▸ **WRITTEN INSTRUCTION**
Transcribe the records below from the first line to the line that includes "b2 = ax.bar(x", inclusive, and omit the pictures.

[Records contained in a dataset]
☆ ☆ ☆ ☆

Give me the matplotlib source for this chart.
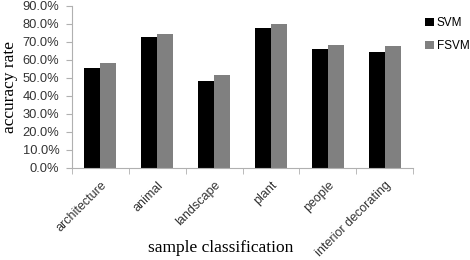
import matplotlib
matplotlib.use("Agg")
import matplotlib.pyplot as plt
import numpy as np

categories = ["architecture", "animal", "landscape", "plant", "people", "interior decorating"]
svm = [55.4, 72.9, 48.2, 77.6, 65.9, 64.4]
fsvm = [58.1, 74.4, 51.5, 80.0, 68.2, 67.6]
yticks = [0, 10, 20, 30, 40, 50, 60, 70, 80, 90]

fig = plt.figure(figsize=(4.7, 2.6), dpi=100)
ax = fig.add_axes([0.153, 0.354, 0.726, 0.623])

x = np.arange(len(categories))
w = 0.28
b1 = ax.bar(x - w/2, svm, w, color="#000000", label="SVM")
b2 = ax.bar(x + w/2, fsvm, w, color="#808080", label="FSVM")

ax.set_xlim(-0.5, len(categories) - 0.5)
ax.set_ylim(0, 90)
ax.set_yticks(yticks)
ax.set_yticklabels([f"{v:.1f}%" for v in yticks], fontsize=9.3, family="Liberation Sans", color="#333333")
ax.set_xticks(x)
ax.set_xticklabels(categories, rotation=45, ha="right", rotation_mode="anchor",
                   fontsize=9, family="Liberation Sans", color="#333333")
ax.tick_params(axis="x", length=0, pad=8)
ax.set_xticks(np.arange(-0.5, len(categories), 1), minor=True)
ax.tick_params(axis="x", which="minor", length=4, color="#b0b0b0", direction="out")
ax.tick_params(axis="y", length=4, color="#b0b0b0", direction="out", pad=5)

for s in ["top", "right"]:
    ax.spines[s].set_visible(False)
for s in ["left", "bottom"]:
    ax.spines[s].set_color("#b0b0b0")
    ax.spines[s].set_linewidth(0.8)

ax.set_ylabel("accuracy rate", family="Liberation Serif", fontsize=12.5, labelpad=3)
ax.set_xlabel("sample classification", family="Liberation Serif", fontsize=12.5)
ax.xaxis.set_label_coords(0.437, -0.494)
ax.xaxis.label.set_va("center")

fig.legend(handles=[b1, b2], labels=["SVM", "FSVM"], loc="upper left",
           bbox_to_anchor=(0.905, 0.935), frameon=False, borderpad=0, borderaxespad=0,
           handlelength=0.7, handleheight=0.7,
           handletextpad=0.25, labelspacing=0.95, prop={"family": "Liberation Sans", "size": 8.5})

fig.savefig("out.png", dpi=100)
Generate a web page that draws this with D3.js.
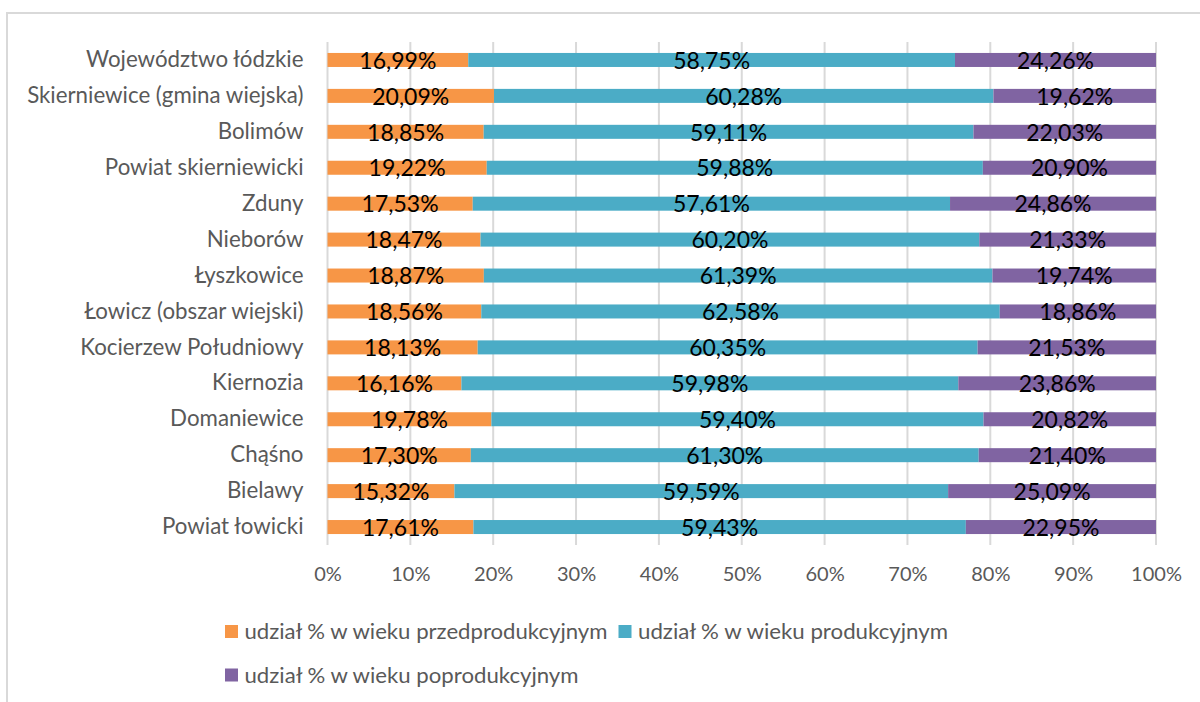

☆ ☆ ☆ ☆

▸ **TASK ANSWER**
Give me the matplotlib source for this chart.
import matplotlib
matplotlib.use("Agg")
import matplotlib.pyplot as plt
import numpy as np

categories = ["architecture", "animal", "landscape", "plant", "people", "interior decorating"]
svm = [55.4, 72.9, 48.2, 77.6, 65.9, 64.4]
fsvm = [58.1, 74.4, 51.5, 80.0, 68.2, 67.6]
yticks = [0, 10, 20, 30, 40, 50, 60, 70, 80, 90]

fig = plt.figure(figsize=(4.7, 2.6), dpi=100)
ax = fig.add_axes([0.153, 0.354, 0.726, 0.623])

x = np.arange(len(categories))
w = 0.28
b1 = ax.bar(x - w/2, svm, w, color="#000000", label="SVM")
b2 = ax.bar(x + w/2, fsvm, w, color="#808080", label="FSVM")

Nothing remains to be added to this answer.